#### [EXERCISE DIRECTIONS]
Read the records and gather each line that includes "chart".

#### [EXTRACTED ENTRIES]

begin

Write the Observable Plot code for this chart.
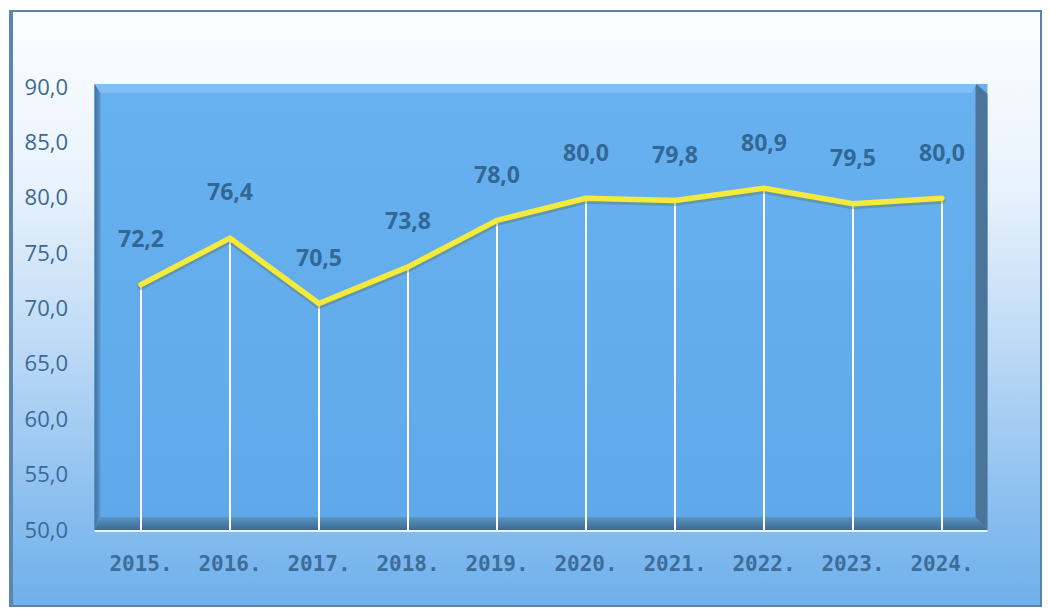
<!DOCTYPE html>
<html><head><meta charset="utf-8">
<script src="https://cdn.jsdelivr.net/npm/d3@7"></script>
<script src="https://cdn.jsdelivr.net/npm/@observablehq/plot@0.6"></script>
<style>html,body{margin:0;padding:0;background:#ffffff;} #chart svg{display:block;}</style>
</head><body><div id="chart"></div>
<script>
const years = ["2015.","2016.","2017.","2018.","2019.","2020.","2021.","2022.","2023.","2024."];
const values = [72.2, 76.4, 70.5, 73.8, 78.0, 80.0, 79.8, 80.9, 79.5, 80.0];
const yTicks = [50, 55, 60, 65, 70, 75, 80, 85, 90];
const data = years.map((year, i) => ({year, value: values[i]}));
const fmt = d => d.toFixed(1).replace(".", ",");

const W = 1049, H = 612;
const background = (index, scales, values, dims) => {
  const ns = "http://www.w3.org/2000/svg";
  const g = document.createElementNS(ns, "g");
  const x0 = dims.marginLeft, x1 = dims.width - dims.marginRight;
  const y0 = dims.marginTop - 3, y1 = dims.height - dims.marginBottom;
  g.innerHTML = `
    <defs>
      <linearGradient id="outerG" x1="0" y1="0" x2="0" y2="1">
        <stop offset="0" stop-color="#fdfeff"/>
        <stop offset="0.3" stop-color="#e8f2fc"/>
        <stop offset="0.55" stop-color="#bfdbf6"/>
        <stop offset="0.8" stop-color="#90c2f0"/>
        <stop offset="1" stop-color="#6eb0ec"/>
      </linearGradient>
      <linearGradient id="innerG" x1="0" y1="0" x2="0" y2="1">
        <stop offset="0" stop-color="#68b1f0"/>
        <stop offset="1" stop-color="#5fa9ea"/>
      </linearGradient>
      <linearGradient id="botG" x1="0" y1="0" x2="0" y2="1">
        <stop offset="0" stop-color="#5b95c6"/>
        <stop offset="1" stop-color="#3b6a90"/>
      </linearGradient>
      <linearGradient id="leftG" x1="0" y1="0" x2="1" y2="0">
        <stop offset="0" stop-color="#3f729c"/>
        <stop offset="1" stop-color="#5b9ad0"/>
      </linearGradient>
    </defs>
    <rect x="10" y="11" width="1031" height="595" fill="url(#outerG)" stroke="#5a83a8" stroke-width="2"/>
    <rect x="9" y="11" width="4" height="595" fill="#5b86b0"/>
    <rect x="${x0}" y="${y0}" width="${x1-x0}" height="${y1-y0}" fill="url(#innerG)"/>
    <polygon points="${x0},${y0} ${x1-11},${y0} ${x1-16},${y0+9} ${x0+6},${y0+9}" fill="#88c4f4" opacity="0.75"/>
    <polygon points="${x0},${y0} ${x0+6},${y0+9} ${x0+6},${y1-13} ${x0},${y1}" fill="url(#leftG)"/>
    <polygon points="${x0},${y1} ${x0+6},${y1-13} ${x1-12},${y1-13} ${x1},${y1}" fill="url(#botG)"/>
    <polygon points="${x1-11},${y0} ${x1},${y0+10} ${x1},${y1} ${x1-12},${y1-13} ${x1-12},${y0+3}" fill="#4a7598"/>
    <line x1="${x0}" x2="${x1}" y1="${y1+1}" y2="${y1+1}" stroke="#e6f3ff" stroke-width="2"/>
  `;
  return g;
};

const chart = Plot.plot({
  width: W, height: H,
  marginLeft: 94.5, marginRight: 61.5, marginTop: 87, marginBottom: 82,
  style: {background: "transparent", overflow: "visible"},
  x: {type: "band", domain: years, padding: 0, label: null},
  y: {domain: [50, 90], label: null},
  marks: [
    background,
    Plot.ruleX(data, {x: "year", y1: 50, y2: "value", stroke: "#ffffff", strokeWidth: 2}),
    Plot.line(data, {x: "year", y: "value", stroke: "#5a6a40", strokeWidth: 7, strokeOpacity: 0.35, dy: 2, strokeLinejoin: "round"}),
    Plot.line(data, {x: "year", y: "value", stroke: "#f4ea3c", strokeWidth: 5.5, strokeLinejoin: "round"}),
    Plot.text(data, {x: "year", y: "value", text: d => fmt(d.value), dy: -45, fill: "#326895",
      fontSize: 23, fontWeight: "bold", fontFamily: "'Open Sans', 'DejaVu Sans', sans-serif"}),
    Plot.axisY({ticks: yTicks, tickSize: 0, tickPadding: 27, tickFormat: fmt, fill: "#3b6a96",
      fontSize: 22, fontWeight: 500, fontFamily: "'Open Sans', 'DejaVu Sans', sans-serif", textAnchor: "end", label: null}),
    Plot.axisX({tickSize: 0, tickPadding: 26, fill: "#3d6d99", fontSize: 21, fontWeight: "bold",
      fontFamily: "'DejaVu Sans Mono', monospace", label: null})
  ]
});
document.getElementById("chart").appendChild(chart);
</script>
</body></html>
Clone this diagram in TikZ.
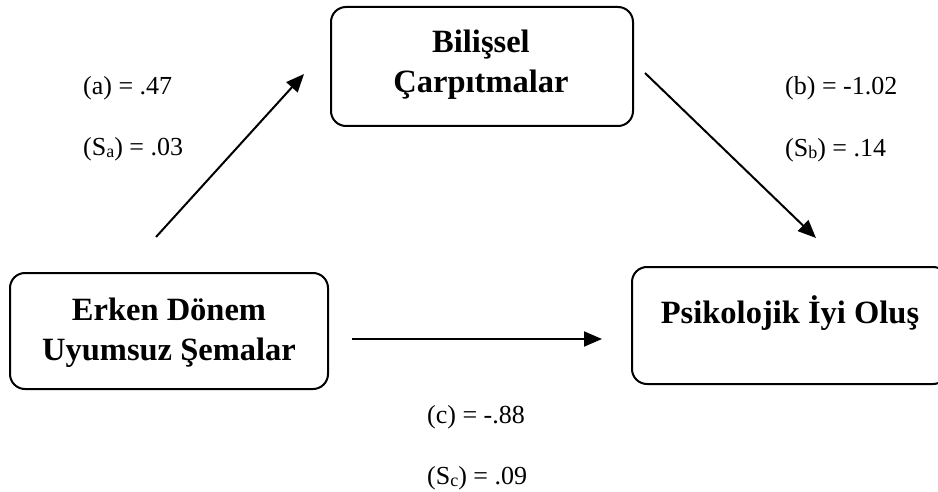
\documentclass[tikz,border=0pt]{standalone}
\usepackage{fontspec}
\setmainfont{Liberation Serif}
\usetikzlibrary{arrows.meta}
\tikzset{
  varbox/.style={draw, line width=2pt, rounded corners=15pt, inner sep=0pt},
  boxtext/.style={inner sep=0pt, align=center, font=\fontsize{32.5}{40}\selectfont\bfseries},
  coef/.style={inner sep=0pt, anchor=west, font=\fontsize{26}{30}\selectfont},
  path/.style={line width=2pt, -{Triangle[length=18pt,width=15pt]}}
}
\newcommand{\sub}[1]{\raisebox{-0.2ex}{\fontsize{18}{20}\selectfont #1}}
\begin{document}
\begin{tikzpicture}[x=1pt,y=-1pt]
\useasboundingbox (0,0) rectangle (938,492);
\clip (0,0) rectangle (938,492);
\node[varbox, minimum width=318pt, minimum height=116pt] (eds) at (169,331) {};
\node[boxtext] (edst) at (169,333) {Erken Dönem\\Uyumsuz Şemalar};
\node[varbox, minimum width=302pt, minimum height=119pt] (bc) at (482,66.5) {};
\node[boxtext] (bct) at (481,65) {Bilişsel\\Çarpıtmalar};
\node[varbox, minimum width=316pt, minimum height=117pt] (pio) at (790,325.5) {};
\node[boxtext] (piot) at (790,313) {Psikolojik İyi Oluş};
\coordinate (a0) at (156,237);
\coordinate (a1) at (304,74);
\coordinate (b0) at (645,73);
\coordinate (b1) at (816,238);
\coordinate (c0) at (352,339);
\coordinate (c1) at (602,339);
\draw[path] (a0) -- (a1);
\draw[path] (b0) -- (b1);
\draw[path] (c0) -- (c1);
\node[coef] (la) at (83,88) {(a) = .47};
\node[coef] (lsa) at (83,149) {(S\sub{a}) = .03};
\node[coef] (lb) at (785,88) {(b) = -1.02};
\node[coef] (lsb) at (785,150) {(S\sub{b}) = .14};
\node[coef] (lc) at (427,417) {(c) = -.88};
\node[coef] (lsc) at (427,478) {(S\sub{c}) = .09};
\end{tikzpicture}
\end{document}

end

#### [EXPECTED ANSWER]
Write the Observable Plot code for this chart.
<style>html,body{margin:0;padding:0;background:#ffffff;} #chart svg{display:block;}</style>
</head><body><div id="chart"></div>
const chart = Plot.plot({
document.getElementById("chart").appendChild(chart);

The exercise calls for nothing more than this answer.